革製品ブランド「サムラ」、日本からのアクセサリー入手を希望

(エチオピア、日本)

アディスアベバ発

2021年10月25日

ジェトロは10月15日、国連職員や外交官なども顧客にもつエチオピアの革製品ブランド「サムラ(SAMRA外部サイトへ、新しいウィンドウで開きます)」の工房を訪問した。デザイナーのサムラウィット氏は、商品の質向上のため、日本の革製品アクセサリーの入手を熱望している。

写真 デザイナーのサムラウィット氏(ジェトロ撮影)

デザイナーのサムラウィット氏(ジェトロ撮影)

サムラウィット氏はイタリアの高級ブランドデザイナーの手ほどきを受けてデザインを学んだ。新型コロナウイルス感染拡大前には、日本にも訪問したことがある。革製品に欠かせない金環やファスナー、留め具など、日本でみたアクセサリーはデザインが豊富で、メッキの質もよく、どれも使いたいものばかりだったという。糸やコバ仕上げ剤(サーマルコート)の一部は、現在でもその時に購入したものを大切に使っている。

写真 日本で購入した糸や道具も使う(ジェトロ撮影)

日本で購入した糸や道具も使う(ジェトロ撮影)

新型コロナ感染拡大は売り上げへの影響も大きく、米国向けの輸出案件も破談となるなど、大きく落ち込んだ。2021年上期には、入居していた物件が地区の再開発を理由に突然わずか2日間の猶予で退去を余儀なくされた。こうした状況にあっても、前向きな気持ちを失わず、現在では、少しずつ販売も回復しているという。

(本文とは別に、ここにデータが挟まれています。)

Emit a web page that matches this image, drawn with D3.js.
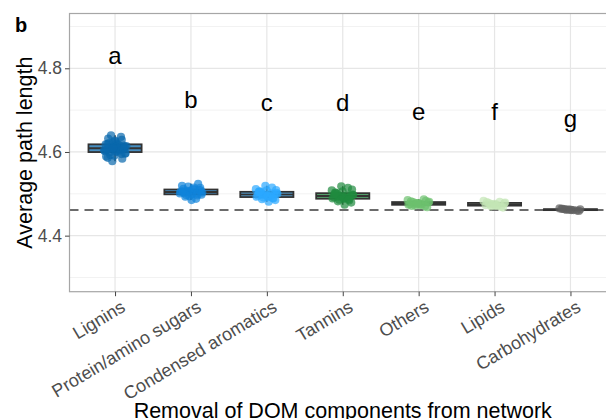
<!DOCTYPE html>
<html>
<head>
<meta charset="utf-8">
<style>
body { margin: 0; background: #fff; }
text { font-family: "Liberation Sans", Arial, sans-serif; }
</style>
</head>
<body>
<script src="https://cdn.jsdelivr.net/npm/d3@7"></script>
<script>

// categories and colours
var categories = ["Lignins", "Protein/amino sugars", "Condensed aromatics", "Tannins", "Others", "Lipids", "Carbohydrates"];
var colors = ["#0868ac", "#0f83da", "#2ba8ff", "#208a3f", "#6cc16e", "#c3e6b5", "#5f5f5f"];
var letters = ["a", "b", "c", "d", "e", "f", "g"];
var letterY = [4.831, 4.726, 4.719, 4.719, 4.697, 4.697, 4.680];

// average path length after removing each group
var lignins = [4.608,4.612,4.601,4.619,4.595,4.623,4.604,4.610,4.599,4.615,4.627,4.589,4.606,4.613,4.597,4.620,4.632,4.584,4.609,4.602,4.617,4.593,4.611,4.625,4.605,4.636,4.578,4.614,4.600,4.621,4.607,4.591,4.618,4.603,4.640,4.596,4.612,4.586,4.629,4.609];
var protein = [4.504,4.508,4.499,4.512,4.496,4.506,4.501,4.515,4.493,4.509,4.503,4.519,4.488,4.507,4.498,4.511,4.502,4.524,4.494,4.505,4.510,4.497,4.514,4.485,4.506,4.500,4.517,4.503];
var condensed = [4.497,4.502,4.492,4.506,4.489,4.499,4.511,4.494,4.503,4.485,4.508,4.496,4.515,4.491,4.500,4.481,4.505,4.498,4.519,4.493,4.501,4.487,4.509,4.495,4.504,4.490];
var tannins = [4.493,4.498,4.488,4.503,4.484,4.495,4.508,4.490,4.500,4.479,4.506,4.492,4.514,4.486,4.497,4.474,4.502,4.494,4.518,4.489,4.496,4.482,4.510,4.491,4.499,4.487];
var others = [4.476,4.479,4.473,4.482,4.470,4.477,4.485,4.474,4.480,4.468,4.478,4.475,4.487,4.472,4.481,4.476,4.471,4.483,4.477,4.474];
var lipids = [4.474,4.477,4.471,4.480,4.469,4.475,4.483,4.472,4.478,4.467,4.476,4.473,4.481,4.470,4.479,4.474];
var carbohydrates = [4.462,4.463,4.461,4.464,4.460,4.462,4.465,4.461,4.463,4.459,4.462,4.464];
var baseline = 4.461;

var yTicks = [4.4, 4.6, 4.8];
var yMinor = [4.3, 4.5, 4.7, 4.9];

var series = [lignins, protein, condensed, tannins, others, lipids, carbohydrates];

var width = 606, height = 419;
var margin = {left: 69.5, right: -10, top: 13.5, bottom: 127.3};

var svg = d3.select("body").append("svg")
    .attr("width", width)
    .attr("height", height);

var x = d3.scalePoint()
    .domain(categories)
    .range([margin.left, width - margin.right])
    .padding(0.6);

var y = d3.scaleLinear()
    .domain([4.266, 4.931])
    .range([height - margin.bottom, margin.top]);

var step = x.step();
var boxW = step * 0.7;
var jit = step * 0.15;

var panel = svg.append("g");

// minor grid
panel.selectAll(".minor").data(yMinor).enter().append("line")
    .attr("x1", margin.left).attr("x2", width - margin.right)
    .attr("y1", d => y(d)).attr("y2", d => y(d))
    .attr("stroke", "#f2f2f2").attr("stroke-width", 1);

// major grid
panel.selectAll(".major").data(yTicks).enter().append("line")
    .attr("x1", margin.left).attr("x2", width - margin.right)
    .attr("y1", d => y(d)).attr("y2", d => y(d))
    .attr("stroke", "#e6e6e6").attr("stroke-width", 1.2);

panel.selectAll(".vgrid").data(categories).enter().append("line")
    .attr("x1", d => x(d)).attr("x2", d => x(d))
    .attr("y1", margin.top).attr("y2", height - margin.bottom)
    .attr("stroke", "#e6e6e6").attr("stroke-width", 1.2);

// dashed reference line
panel.append("line")
    .attr("x1", margin.left).attr("x2", width - margin.right)
    .attr("y1", y(baseline)).attr("y2", y(baseline))
    .attr("stroke", "#6b6b6b").attr("stroke-width", 2)
    .attr("stroke-dasharray", "9,6");

// boxes
series.forEach(function(vals, i) {
  var s = vals.slice().sort(d3.ascending);
  var q1 = d3.quantile(s, 0.25), med = d3.quantile(s, 0.5), q3 = d3.quantile(s, 0.75);
  var iqr = q3 - q1;
  var lo = d3.min(s.filter(v => v >= q1 - 1.5 * iqr));
  var hi = d3.max(s.filter(v => v <= q3 + 1.5 * iqr));
  var cx = x(categories[i]);
  var g = panel.append("g");
  g.append("line").attr("x1", cx).attr("x2", cx).attr("y1", y(hi)).attr("y2", y(q3))
    .attr("stroke", "#333").attr("stroke-width", 1.5);
  g.append("line").attr("x1", cx).attr("x2", cx).attr("y1", y(q1)).attr("y2", y(lo))
    .attr("stroke", "#333").attr("stroke-width", 1.5);
  g.append("rect")
    .attr("x", cx - boxW / 2).attr("width", boxW)
    .attr("y", y(q3)).attr("height", Math.max(0.5, y(q1) - y(q3)))
    .attr("fill", colors[i]).attr("fill-opacity", 0.75)
    .attr("stroke", "#333").attr("stroke-width", 1.8);
  g.append("line")
    .attr("x1", cx - boxW / 2).attr("x2", cx + boxW / 2)
    .attr("y1", y(med)).attr("y2", y(med))
    .attr("stroke", "#333").attr("stroke-width", 2);
});

// jittered points (deterministic offsets)
series.forEach(function(vals, i) {
  var cx = x(categories[i]);
  panel.append("g").selectAll("circle").data(vals).enter().append("circle")
    .attr("cx", function(d, k) { var f = (k * 0.618034 + 0.31) % 1; return cx + (f * 2 - 1) * jit; })
    .attr("cy", d => y(d))
    .attr("r", 4.1)
    .attr("fill", colors[i])
    .attr("fill-opacity", 0.7);
});

// significance letters
svg.selectAll(".letter").data(letters).enter().append("text")
    .attr("x", (d, i) => x(categories[i]))
    .attr("y", (d, i) => y(letterY[i]))
    .attr("dy", "0.35em")
    .attr("text-anchor", "middle")
    .attr("font-size", 24)
    .attr("fill", "#000")
    .text(d => d);

// panel border
svg.append("rect")
    .attr("x", margin.left).attr("y", margin.top)
    .attr("width", width - margin.right - margin.left)
    .attr("height", height - margin.bottom - margin.top)
    .attr("fill", "none").attr("stroke", "#a6a6a6").attr("stroke-width", 1.2);

// y axis
var yAxis = svg.append("g")
    .attr("transform", "translate(" + margin.left + ",0)")
    .call(d3.axisLeft(y).tickValues(yTicks).tickFormat(d3.format(".1f")).tickSize(4.5).tickPadding(3));
yAxis.select(".domain").remove();
yAxis.selectAll("line").attr("stroke", "#444").attr("stroke-width", 1);
yAxis.selectAll("text").attr("font-size", 17.5).attr("fill", "#4d4d4d")
    .attr("font-family", "Liberation Sans, Arial, sans-serif");

// x axis
var xAxis = svg.append("g")
    .attr("transform", "translate(0," + (height - margin.bottom) + ")")
    .call(d3.axisBottom(x).tickSize(4.5).tickPadding(4));
xAxis.select(".domain").remove();
xAxis.selectAll("line").attr("stroke", "#444").attr("stroke-width", 1);
xAxis.selectAll("text")
    .attr("font-size", 18).attr("fill", "#4d4d4d")
    .attr("font-family", "Liberation Sans, Arial, sans-serif")
    .attr("text-anchor", "end")
    .attr("x", 4).attr("y", 7).attr("dy", "0.75em")
    .attr("transform", "rotate(-31, 4, 7)");

// axis titles
svg.append("text")
    .attr("transform", "translate(24," + ((margin.top + height - margin.bottom) / 2) + ") rotate(-90)")
    .attr("dy", "0.35em")
    .attr("text-anchor", "middle")
    .attr("font-size", 21.5)
    .text("Average path length");

svg.append("text")
    .attr("x", (margin.left + width - margin.right) / 2)
    .attr("y", 418)
    .attr("text-anchor", "middle")
    .attr("font-size", 21.5)
    .text("Removal of DOM components from network");

// panel tag
svg.append("text")
    .attr("x", 15).attr("y", 32)
    .attr("font-size", 20).attr("font-weight", "bold")
    .text("b");

</script>
</body>
</html>
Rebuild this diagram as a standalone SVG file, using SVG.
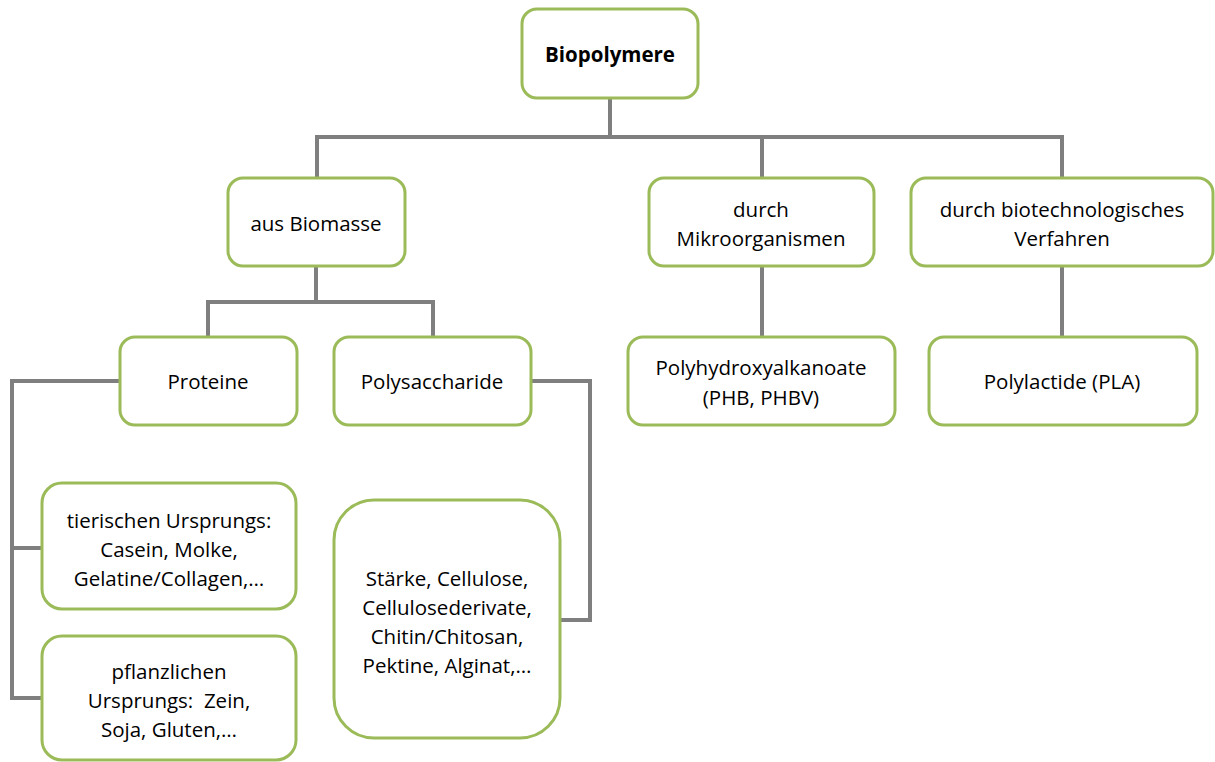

必要とするアクセサリーはデザインによって異なるが、革バッグを閉じる留め具の場合、3カ月で1,000個ほどを必要とするという。アディスアベバ市内にはアフリカ有数の規模といわれる商業地区マルカートがあり、服飾アクセサリーの手配師もいる。しかし、彼らの扱う商品は、安価だが品質が悪いため、現在は人づてに国外からアクセサリーを輸入している。例えば、ブランドロゴの入った金属プレートは香港からのものだ。エチオピアでは革と綿生地以外、金定規や糸など全て輸入が必要だ。日本ならば、専門商社や問屋を介して小ロット多品種のきめ細かい需要に応える流通の仕組みがある。しかし、エチオピアではそうした整った流通の仕組みがないため、質の良い生産資材の確保は国内外で感度の高い消費者に販売したいブランドのいずれもが共通して抱える課題のようだ。

写真 革や金属部材の在庫(ジェトロ撮影)

革や金属部材の在庫(ジェトロ撮影)

写真 工房内の作業の様子(ジェトロ撮影)

工房内の作業の様子(ジェトロ撮影)

日本からみると、小ロット多品種の輸出は手間がかかるようにみえるが、エチオピアでは、厳しい外貨制約から国外電子送金は5,000ドルまでだ。貿易取引は一般に何カ月も開設にかかる信用状(L/C)取引に限られる。エチオピアでのビジネスには、5,000ドルの範囲で、細かな需要を拾っていくことにも商機を見いだすたくましさが必要とされている。